Reputation: 40878
I would like to replace all occurrences of 3 or more "=" with an equal-number of "-".
def f(a, b):
'''
Example
=======
>>> from x import y
'''
return a == b
becomes
def f(a, b):
'''
Example
-------
>>> from x import y
'''
return a == b # don't touch
My working but hacky solution is to pass a lambda to repl
from re.sub()
that grabs the length of each match:
>>> import re
>>> s = """
... def f(a, b):
... '''
... Example
... =======
... >>> from x import y
... '''
... return a == b"""
>>> eq = r'(={3,})'
>>> print(re.sub(eq, lambda x: '-' * (x.end() - x.start()), s))
def f(a, b):
'''
Example
-------
>>> from x import y
'''
return a == b
Can I do this without needing to pass a function to re.sub()
?
My thinking would be that I'd need r'(=){3,}'
(a variable-length capturing group), but re.sub(r'(=){3,}', '-', s)
has a problem with greediness, I believe.
Can I modify the regex eq
above so that the lambda isn't needed?
Upvotes: 7
Views: 2136
Reputation: 2054
The question explicitly asks for a solution that doesn't use a function, but for completeness and for someone who is looking for a clearer solution (that doesn't involve lots of regex tricks), it's possible to use a function as in Replacing a RegEx with a string of characters with the same length:
re.sub('={3,}', lambda x: '-' * len(x.group()), s)
Upvotes: 2
Reputation: 89547
Using the regex module, you can write:
regex.sub(r'\G(?!\A)=|=(?===)', '-', s)
\G
is the position immediately after the last successful match or the start of the string.(?!\A)
forces the start of the string to fail.The second branch =(?===)
succeeds when a =
is followed by two other =
. Then the next matches use the first branch \G(?!\A)=
until there are no more consecutive =
.
Upvotes: 2
Reputation: 402333
Using re.sub
, this uses some deceptive lookahead trickery and works assuming your pattern-to-replace is always followed by a newline '\n'
.
print(re.sub('=(?=={2}|=?\n)', '-', s))
def f(a, b):
'''
Example
-------
>>> from x import y
'''
return a == b
Details
"Replace an equal sign if it is succeeded by two equal signs or an optional equal sign and newline."
= # equal sign if
(?=={2} # lookahead
| # regex OR
=? # optional equal sign
\n # newline
)
Upvotes: 2
Reputation: 43136
It's possible, but not advisable.
The way re.sub
works is that it finds a complete match and then it replaces it. It doesn't replace each capture group separately, so things like re.sub(r'(=){3,}', '-', s)

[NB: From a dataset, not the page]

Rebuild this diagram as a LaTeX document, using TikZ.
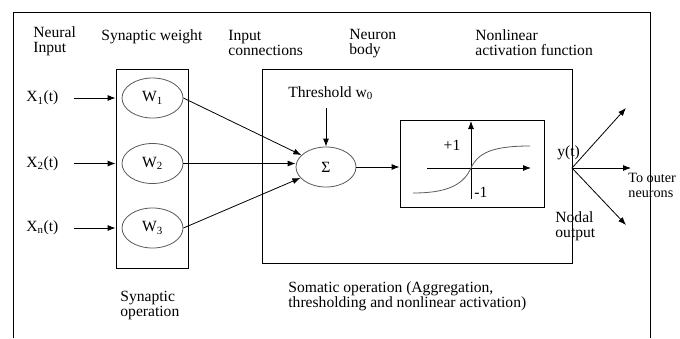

won't work - that'll replace the entire match with a dash, not each occurence of the =
character.
>>> re.sub(r'(=){3,}', '-', '=== ===')
'- -'
So if you want to avoid a lambda, you have to write a regex that matches individual =
characters - but only if there's at least 3 of them. This is, of course, much more difficult than simply matching 3 or more =
characters with the simple pattern ={3,}
. It requires some use of lookarounds and looks like this:
(?<===)=|(?<==)=(?==)|=(?===)
This does what you want:
>>> re.sub(r'(?<===)=|(?<==)=(?==)|=(?===)', '-', '= == === ======')
'= == --- ------'
But it's clearly much less readable than the original lambda
solution.
Upvotes: 2
Reputation: 15738
With some help from lookahead/lookbehind it is possible to replace by char:
>>> re.sub("(=(?===)|(?<===)=|(?<==)=(?==))", "-", "=== == ======= asdlkfj")
... '--- == ------- asdlkfj'
Upvotes: 3